Мог ли Волошин действительно особым своим даром и концентрацией духа заглянуть в будущее? Вполне вероятно, что он предсказал и появление атомной энергии и последствия ее применения:
"Катастрофические колебания человечества достигнут наибольшей степени напряжения, когда эта абсолютная материальная сила, а вместе с не и власть над рождением и смертью материи будет дана в руки человека: наши битвы народов будут по сравнению с теми казаться такой же спортивной идиллией, как нам кажутся теперь битвы античного мира".
И вероятно, потому он определил смысл человеческого бытия так: его задача оставить после себя вселенную любви.
Он умер в 1932 году от астмы на 56-м году жизни. И оставил после себя все, что любил.
Волошина называют личностью вселенского масштаба.

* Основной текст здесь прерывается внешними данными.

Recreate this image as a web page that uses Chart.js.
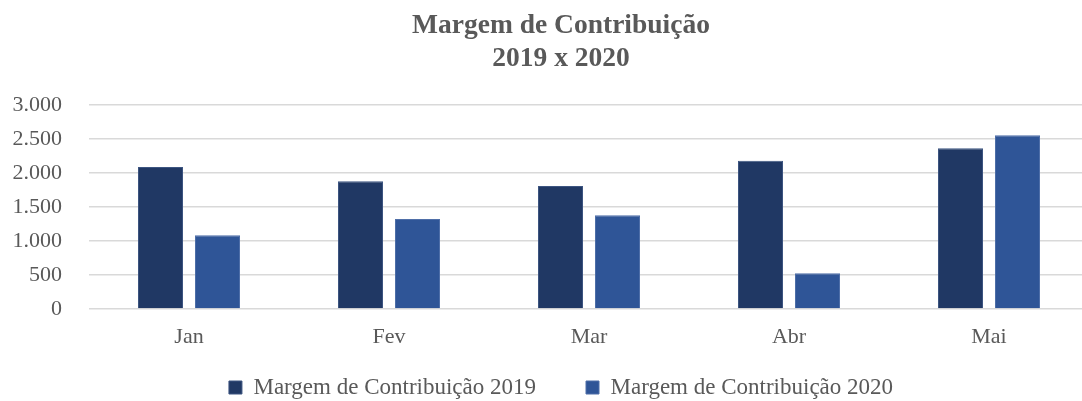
<!DOCTYPE html>
<html>
<head>
<meta charset="utf-8">
<script src="https://cdn.jsdelivr.net/npm/chart.js@4/dist/chart.umd.min.js"></script>
<style>
  html, body { margin: 0; padding: 0; background: #fff; overflow: hidden; }
  #wrap { width: 1122px; height: 401px; }
</style>
</head>
<body>
<div id="wrap"><canvas id="margemChart"></canvas></div>
<script>
// ===== DATA =====
const months = ['Jan', 'Fev', 'Mar', 'Abr', 'Mai'];
const margem2019 = [2090, 1880, 1810, 2180, 2365];
const margem2020 = [1085, 1325, 1380, 525, 2555];
const yMax = 3000;
const yStep = 500;

// thousands separator like "3.000"
function fmtBR(v) {
  return String(v).replace(/\B(?=(\d{3})+(?!\d))/g, '.');
}

const serif = "'Liberation Serif', 'DejaVu Serif', serif";
const grey = '#595959';

// ===== LEGEND: wide gap between items but a short box =====
const LEGEND_H = 51;
const LEGEND_ITEM_TOP = 26;
const legendFix = {
  id: 'legendFix',
  beforeInit(chart) {
    const legend = chart.legend;
    const fit = legend.fit;
    legend.fit = function () {
      fit.call(this);
      this.height = LEGEND_H;
    };
    const draw = legend.draw;
    legend.draw = function () {
      const t = this.top;
      this.top = t + LEGEND_ITEM_TOP - this.options.labels.padding;
      draw.call(this);
      this.top = t;
    };
  }
};

const ctx = document.getElementById('margemChart');
new Chart(ctx, {
  type: 'bar',
  data: {
    labels: months,
    datasets: [
      {
        label: 'Margem de Contribuição 2019',
        data: margem2019,
        backgroundColor: '#203864',
        borderColor: '#3d5581',
        borderWidth: 1,
        categoryPercentage: 0.57,
        barPercentage: 0.79
      },
      {
        label: 'Margem de Contribuição 2020',
        data: margem2020,
        backgroundColor: '#2f5597',
        borderColor: '#4f6fa8',
        borderWidth: 1,
        categoryPercentage: 0.57,
        barPercentage: 0.79
      }
    ]
  },
  options: {
    responsive: true,
    maintainAspectRatio: false,
    animation: false,
    layout: { padding: 0 },
    plugins: {
      title: {
        display: true,
        text: ['Margem de Contribuição', '2019 x 2020'],
        color: grey,
        font: { family: serif, size: 27.5, weight: 'bold', lineHeight: 1.22 },
        padding: { top: 9, bottom: 29 }
      },
      legend: {
        position: 'bottom',
        labels: {
          color: grey,
          font: { family: serif, size: 23 },
          boxWidth: 13,
          boxHeight: 13,
          padding: 50
        }
      },
      tooltip: { enabled: false }
    },
    scales: {
      x: {
        afterFit: scale => { scale.height = 41; },
        grid: { display: false, drawTicks: false },
        border: { display: false },
        ticks: { color: grey, font: { family: serif, size: 22 }, padding: 15 }
      },
      y: {
        min: 0,
        max: yMax,
        afterFit: scale => { scale.width = 89; },
        ticks: {
          stepSize: yStep,
          color: grey,
          font: { family: serif, size: 22 },
          padding: 27,
          callback: v => fmtBR(v)
        },
        grid: { color: '#d9d9d9', lineWidth: 1.5, drawTicks: false },
        border: { display: false }
      },
      // empty right-hand spacer so the plot stops short of the right edge
      spacer: {
        type: 'linear',
        position: 'right',
        afterFit: scale => { scale.width = 33; },
        ticks: { display: false },
        grid: { display: false, drawTicks: false },
        border: { display: false }
      }
    }
  },
  plugins: [legendFix]
});
</script>
</body>
</html>
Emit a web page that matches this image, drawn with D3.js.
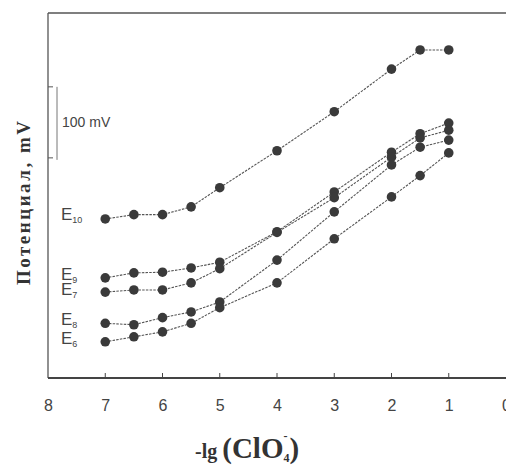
<!DOCTYPE html>
<html><head><meta charset="utf-8">
<script src="https://cdn.jsdelivr.net/npm/d3@7"></script>
<style>body{margin:0;background:#fff}</style>
</head><body>
<svg id="c" width="506" height="465"></svg>
<script>
const xs = [7, 6.5, 6, 5.5, 5, 4, 3, 2, 1.5, 1];
const E10 = [224, 230, 230, 241, 268, 320, 375, 435, 462, 462];
const E9  = [141, 148, 149, 155, 163, 206, 262, 318, 344, 359];
const E7  = [121, 124, 124, 134, 154, 205, 254, 311, 338, 349];
const E8  = [77, 75, 85, 93, 107, 166, 234, 300, 325, 335];
const E6  = [51, 58, 65, 77, 99, 134, 196, 255, 285, 317];
const seriesNames = ["10", "9", "7", "8", "6"];
const seriesVals = [E10, E9, E7, E8, E6];
const labelY = [228, 143, 122, 80, 54];
const xTicks = [8, 7, 6, 5, 4, 3, 2, 1, 0];
const yTicks = [310, 410];

const svg = d3.select("#c");
const L = 48, R = 506, T = 13, B = 378;
const x = d3.scaleLinear().domain([8, 0]).range([L, R]);
const y = d3.scaleLinear().domain([0, 514]).range([B, T]);
const ink = "#3a3a3a";

// frame
svg.append("line").attr("x1", L).attr("x2", L).attr("y1", T).attr("y2", B).attr("stroke", "#555").attr("stroke-width", 1.3);
svg.append("line").attr("x1", L).attr("x2", R).attr("y1", T).attr("y2", T).attr("stroke", "#555").attr("stroke-width", 1.5);
svg.append("line").attr("x1", L).attr("x2", R).attr("y1", B).attr("y2", B).attr("stroke", "#444").attr("stroke-width", 1.8);

// bottom axis ticks and labels
const xAxis = d3.axisBottom(x).tickValues(xTicks).tickSize(0).tickPadding(22).tickFormat(d3.format("d"));
const gx = svg.append("g").attr("transform", `translate(0,${B})`).call(xAxis);
gx.select(".domain").remove();
gx.selectAll("text").attr("font-family", "Liberation Sans, Arial, sans-serif").attr("font-size", 16).attr("fill", "#444");
svg.selectAll(".xt").data(xTicks.filter(d => d > 0 && d < 8)).enter().append("line")
  .attr("x1", d => x(d)).attr("x2", d => x(d)).attr("y1", B).attr("y2", B - 5)
  .attr("stroke", "#444").attr("stroke-width", 1);

// left ticks
svg.selectAll(".yt").data(yTicks).enter().append("line")
  .attr("x1", L).attr("x2", L + 5).attr("y1", d => y(d)).attr("y2", d => y(d))
  .attr("stroke", "#555").attr("stroke-width", 1);

// scale bar
svg.append("line").attr("x1", 57).attr("x2", 57).attr("y1", y(yTicks[1])).attr("y2", y(yTicks[0]) + 2)
  .attr("stroke", "#777").attr("stroke-width", 1);
svg.append("text").attr("x", 62).attr("y", y((yTicks[0] + yTicks[1]) / 2) + 5)
  .attr("font-family", "Liberation Sans, Arial, sans-serif").attr("font-size", 14).attr("fill", "#444").text("100 mV");

// series
const line = d3.line().x(d => x(d[0])).y(d => y(d[1]));
seriesVals.forEach((vals, i) => {
  const pts = xs.map((xv, j) => [xv, vals[j]]);
  svg.append("path").attr("d", line(pts)).attr("fill", "none")
    .attr("stroke", "#555").attr("stroke-width", 1.1).attr("stroke-dasharray", "2.5,1.2");
  svg.selectAll(null).data(pts).enter().append("circle")
    .attr("cx", d => x(d[0])).attr("cy", d => y(d[1])).attr("r", 4.8).attr("fill", ink);
  const t = svg.append("text").attr("x", 61).attr("y", y(labelY[i]) + 4)
    .attr("font-family", "Liberation Sans, Arial, sans-serif").attr("font-size", 17).attr("fill", "#444");
  t.append("tspan").text("E");
  t.append("tspan").attr("font-size", 9).attr("dy", 3).text(seriesNames[i]);
});

// y title
svg.append("text").attr("transform", "translate(30,203) rotate(-90)").attr("text-anchor", "middle")
  .attr("font-family", "Liberation Serif, Times New Roman, serif").attr("font-weight", "bold")
  .attr("font-size", 19).attr("fill", "#333")
  .attr("textLength", 164).attr("lengthAdjust", "spacing").text("Потенциал, mV");

// x title
const xt = svg.append("text").attr("x", 195).attr("y", 458)
  .attr("font-family", "Liberation Serif, Times New Roman, serif").attr("font-weight", "bold").attr("fill", "#333");
xt.append("tspan").attr("font-size", 20).text("-lg ");
xt.append("tspan").attr("font-size", 29).text("(ClO");
xt.append("tspan").attr("font-size", 12).attr("dy", 4).text("4");
xt.append("tspan").attr("font-size", 12).attr("dy", -22).attr("dx", -6).text("-");
xt.append("tspan").attr("font-size", 29).attr("dy", 18).attr("dx", 2).text(")");
</script>
</body></html>
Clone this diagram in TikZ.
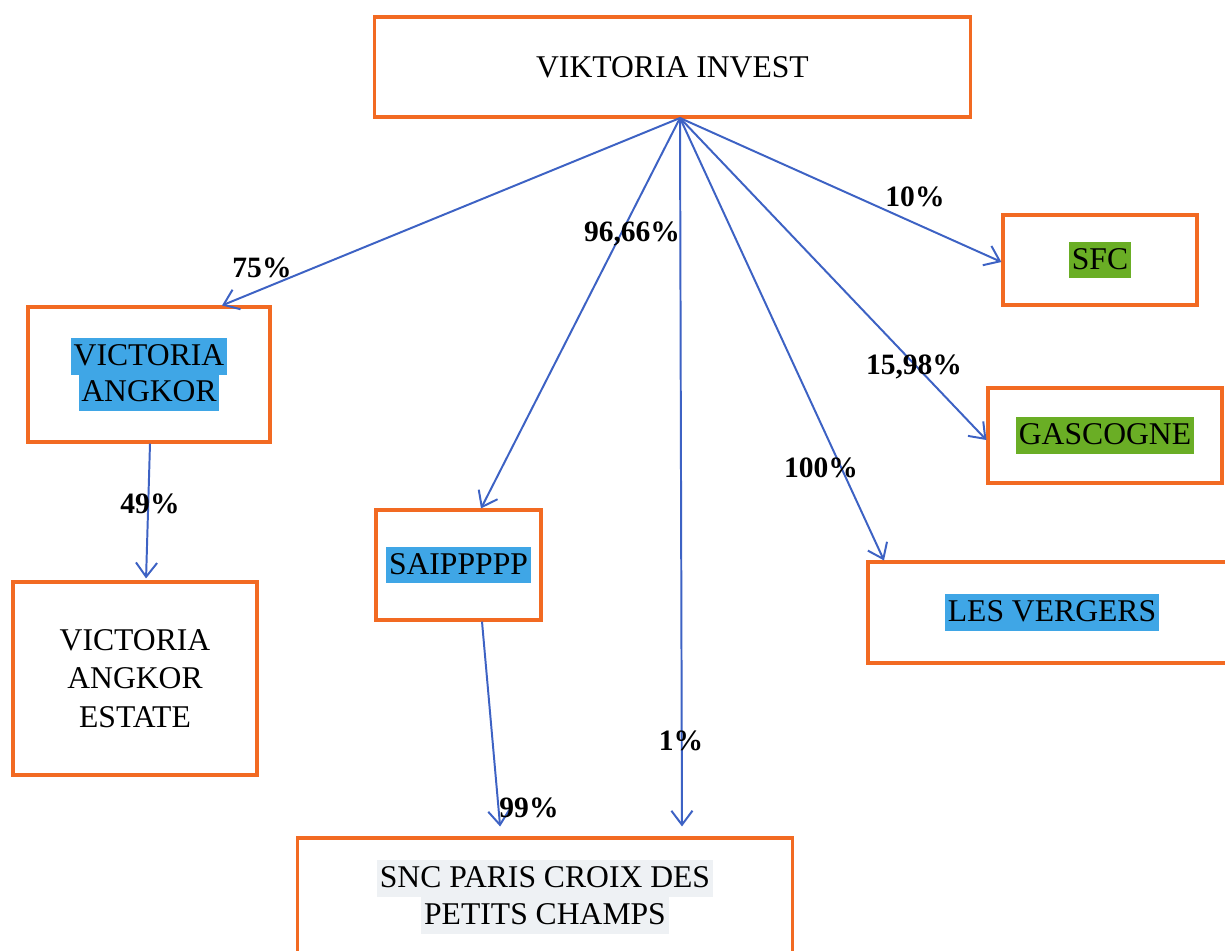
\documentclass[tikz,border=0pt]{standalone}
\usepackage{fontspec}
\setmainfont{Liberation Serif}
\usetikzlibrary{arrows.meta}
\definecolor{boxorange}{HTML}{F26A22}
\definecolor{arrowblue}{HTML}{3D62C4}
\definecolor{hlblue}{HTML}{3FA6E6}
\definecolor{hlgreen}{HTML}{6AAE25}
\definecolor{hlgray}{HTML}{EEF1F4}
\newcommand{\hlt}[2]{{\setlength{\fboxsep}{0pt}\colorbox{#1}{\rule[-6.5pt]{0pt}{26pt}\kern2pt #2\kern2pt}}}
\begin{document}
\begin{tikzpicture}[x=0.025cm,y=-0.025cm,
  box/.style={draw=boxorange,line width=2.2pt,rectangle,inner sep=0pt,align=center,
    font=\fontsize{22.5}{26}\selectfont},
  conn/.style={draw=arrowblue,line width=1.4pt,
    -{Straight Barb[length=10pt,width=15pt,line width=1.4pt]}},
  pct/.style={font=\fontsize{21}{24}\selectfont\bfseries,inner sep=0pt}]
\path[use as bounding box, clip] (0,0) rectangle (1225,950);
\fill[white] (0,0) rectangle (1225,950);

\node[box,minimum width=14.875cm,minimum height=2.5cm] (vi) at (672.5,67) {VIKTORIA INVEST};
\node[box,minimum width=6.05cm,minimum height=3.375cm] (va) at (149,374.5)
  {\hlt{hlblue}{VICTORIA}\\\hlt{hlblue}{ANGKOR}};
\node[box,minimum width=6.1cm,minimum height=4.825cm,
  font=\fontsize{22.5}{27.5}\selectfont] (vae) at (135,678.5) {VICTORIA\\ANGKOR\\ESTATE};
\node[box,minimum width=4.125cm,minimum height=2.75cm] (saip) at (458.5,565) {\hlt{hlblue}{SAIPPPPP}};
\node[box,minimum width=12.35cm,minimum height=2.95cm] (snc) at (545,897)
  {\hlt{hlgray}{SNC PARIS CROIX DES}\\\hlt{hlgray}{PETITS CHAMPS}};
\node[box,minimum width=4.85cm,minimum height=2.25cm] (sfc) at (1100,260) {\hlt{hlgreen}{SFC}};
\node[box,minimum width=5.85cm,minimum height=2.375cm] (gas) at (1105,435.5) {\hlt{hlgreen}{GASCOGNE}};
\node[box,minimum width=9.2cm,minimum height=2.525cm] (lv) at (1052,612.5) {\hlt{hlblue}{LES VERGERS}};

\coordinate (o) at (680,118);
\draw[conn] (o) -- (va.north -| 222,0);
\draw[conn] (o) -- (saip.north -| 481,0);
\draw[conn,shorten >=0.25cm] (o) -- (snc.north -| 682,0);
\draw[conn] (o) -- (lv.north -| 884,0);
\draw[conn] (o) -- (gas.west |- 0,440);
\draw[conn] (o) -- (sfc.west |- 0,262);
\draw[conn,shorten >=0.05cm] (va.south -| 150,0) -- (vae.north -| 146,0);
\draw[conn,shorten >=0.25cm] (saip.south -| 482,0) -- (snc.north -| 501,0);

\node[pct] (l75) at (262,268) {75\%};
\node[pct] (l9666) at (632,234) {96,66\%};
\node[pct] (l10) at (915,197) {10\%};
\node[pct] (l1598) at (914,367) {15,98\%};
\node[pct] (l100) at (821,468) {100\%};
\node[pct] (l49) at (150,504) {49\%};
\node[pct] (l1) at (681,741) {1\%};
\node[pct] (l99) at (529,808) {99\%};
\end{tikzpicture}
\end{document}
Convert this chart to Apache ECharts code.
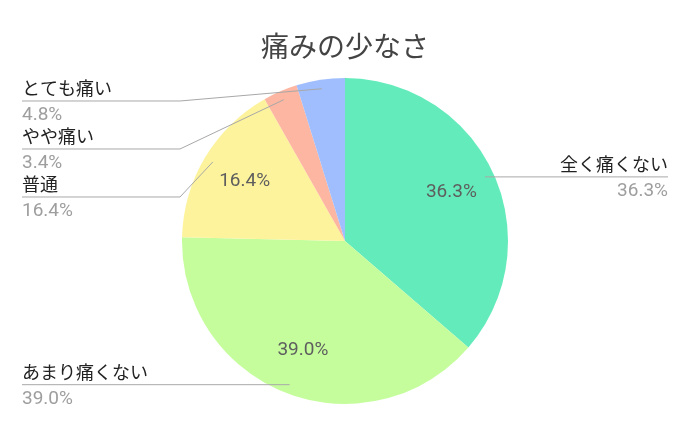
<!DOCTYPE html>
<html><head><meta charset="utf-8">
<script src="https://cdn.jsdelivr.net/npm/echarts@6/dist/echarts.min.js"></script>
<style>html,body{margin:0;padding:0;background:#fff}#c{width:690px;height:426px}</style>
</head><body><div id="c"></div>
<script>
const titleText = '痛みの少なさ';
const categories = ['全く痛くない', 'あまり痛くない', '普通', 'やや痛い', 'とても痛い'];
const values = [36.3, 39.0, 16.4, 3.4, 4.8];
const colors = ['#63EBBB', '#C5FD9D', '#FDF39D', '#FDB6A1', '#A0BEFD'];
const insideShown = [true, true, true, false, false];

const chart = echarts.init(document.getElementById('c'), null, { renderer: 'canvas' });
const R = 163, CY = 241;
const TOP = CY - R;
const pct = v => v.toFixed(1) + '%';
const jp = '"Noto Sans CJK JP", Roboto, sans-serif';
const num = 'Roboto, "Noto Sans CJK JP", sans-serif';
const clear = 'rgba(0,0,0,0)';

const baseData = categories.map((n, i) => ({ name: n, value: values[i] }));
const insideData = categories.map((n, i) => ({ name: n, value: values[i], label: { show: insideShown[i] } }));

const common = { type: 'pie', top: TOP, bottom: 0, left: 0, right: 0,
  center: ['50%', R], startAngle: 90, clockwise: true, silent: true };

const option = {
  animation: false,
  backgroundColor: '#fff',
  title: { text: titleText, left: 'center', top: 27,
    textStyle: { fontSize: 28, fontWeight: 'normal', color: '#444', fontFamily: jp } },
  color: colors,
  series: [
    Object.assign({}, common, { radius: [0, R], label: { show: false }, labelLine: { show: false },
      itemStyle: { borderWidth: 0 }, data: baseData, z: 1 }),
    Object.assign({}, common, { radius: [74, 154],
      itemStyle: { color: clear, borderWidth: 0 }, z: 3,
      label: { position: 'inside', color: '#5e5e5e', fontSize: 19, fontFamily: num,
        formatter: p => pct(p.value) },
      labelLine: { show: false }, data: insideData }),
    Object.assign({}, common, { radius: [0, 154],
      itemStyle: { color: clear, borderWidth: 0 }, z: 4,
      avoidLabelOverlap: true,
      label: { show: true, position: 'outside', alignTo: 'edge', edgeDistance: 22,
        formatter: p => '{n|' + p.name + '}\n{p|' + pct(p.value) + '}',
        rich: {
          n: { fontSize: 18, color: '#222', fontFamily: jp, lineHeight: 22 },
          p: { fontSize: 19, color: '#9e9e9e', fontFamily: num, lineHeight: 26, verticalAlign: 'bottom' }
        } },
      labelLine: { show: true, length: 0, length2: 20, smooth: false,
        lineStyle: { color: '#a8a8a8', width: 1 } },
      labelLayout: function (params) {
        const pts = params.labelLinePoints;
        if (!pts) return {};
        const w = chart.getWidth();
        const isLeft = params.labelRect.x < w / 2;
        if (isLeft) {
          pts[1][0] = w / 2 - R - 2;
          pts[2][0] = params.labelRect.x;
        } else {
          pts[2][0] = params.labelRect.x + params.labelRect.width;
        }
        return { labelLinePoints: pts };
      },
      data: baseData })
  ]
};
chart.setOption(option);
</script></body></html>
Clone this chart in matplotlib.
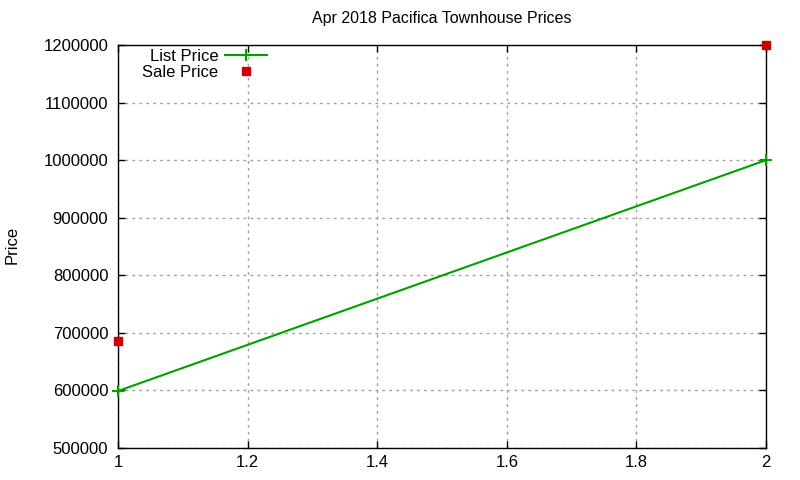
import matplotlib
matplotlib.use("Agg")
import matplotlib.pyplot as plt

x_vals = [1, 2]
list_price = [599000, 1000000]
sale_price = [685000, 1200000]
title = "Apr 2018 Pacifica Townhouse Prices"
ylabel = "Price"
yticks = [500000, 600000, 700000, 800000, 900000, 1000000, 1100000, 1200000]
xticks = [1, 1.2, 1.4, 1.6, 1.8, 2]

plt.rcParams['font.family'] = ['Liberation Sans', 'DejaVu Sans']
fig = plt.figure(figsize=(8, 4.8), dpi=100)
ax = fig.add_axes([118/800, 1 - 448/480, (766-118)/800, (448-45)/480])

ax.plot(x_vals, list_price, color='#00a000', lw=1.5, marker='+', ms=8, mew=1.5,
        label='List Price', clip_on=False, zorder=3)
ax.plot(x_vals, sale_price, color='#cc0000', ls='none', marker='s', ms=6,
        label='Sale Price', clip_on=False, zorder=4)

ax.set_xlim(1, 2)
ax.set_ylim(500000, 1200000)
ax.set_xticks(xticks)
ax.set_xticklabels([f"{v:g}" for v in xticks])
ax.set_yticks(yticks)
ax.set_yticklabels([str(v) for v in yticks])
ax.tick_params(direction='in', length=5, width=1, labelsize=12, top=True, right=True, color='black')
ax.tick_params(axis='x', pad=5)
ax.tick_params(axis='y', pad=7)
ax.grid(True, color='#a0a0a0', ls=(0, (2, 3)), lw=1)
for s in ax.spines.values():
    s.set_linewidth(1)
    s.set_color('black')

ax.set_title(title, fontsize=11.5, pad=16)
fig.text(12/800, 1 - 245/480, ylabel, rotation=90, va='center', ha='center', fontsize=12)

leg = ax.legend(loc='upper right', bbox_to_anchor=((267-118)/648, 0.99), frameon=False, markerfirst=False,
                fontsize=12, handlelength=2.5, handletextpad=0.42, labelspacing=0.05,
                borderaxespad=0, borderpad=0)
fig.savefig('out.png', dpi=100)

Но душой и сердцем этот "гражданин мира" принадлежал своему Дому, стоящему на краю земли, раздираемой кровавым переделом. Из благополучной Европы он вернулся туда, потому что… Как написал поэт в своем пронзительном стихотворении "Русь гулящая": "разве можно такую оставить?!" Оставить, отказаться, позабыть опустившуюся, пьяную, обезумевшую вдову, оплакивающую своих расстрелянных детей? Нельзя, если ты – плоть от плоти ее…
И сильно заблуждаются те из современных сибаритов-интеллигентов, кто мысленно успел записать Волошина в "свои". Он жил действенной, активной жизнью, стремясь преобразить мир по образу и подобию Божьих заповедей. Фактически он был на службе у своего народа – выполнял свою миссию российского интеллигента и бессребреника
В 1924 году Волошин получил удостоверение, которое давало ему право на открытие бесплатного дома отдыха для писателей в своем собственном доме. Количество гостей увеличилось, к старым друзьям прибавились новые. В 1928 году в Коктебеле отдыхало уже более 600 человек. Приезжали: М.Горький, М.Булгаков, М.Пришвин, В.Поленов. К.Чуковский, А.Белый, А.Твардовский, М.Шагинян…
"У вскинутых скал Карадага со всеми свой кров разделил…" – так сказал о Волошине другой поэт – Борис Чичибабин.
У древних римлян было такое понятие – genios loci – гений места, дух-хранитель. Максимилиан Волошин, пожалуй, единственный в русской культуре, стал явлением подобного порядка, воплотив идеалы своей Вселенной в Доме Поэта в Коктебеле.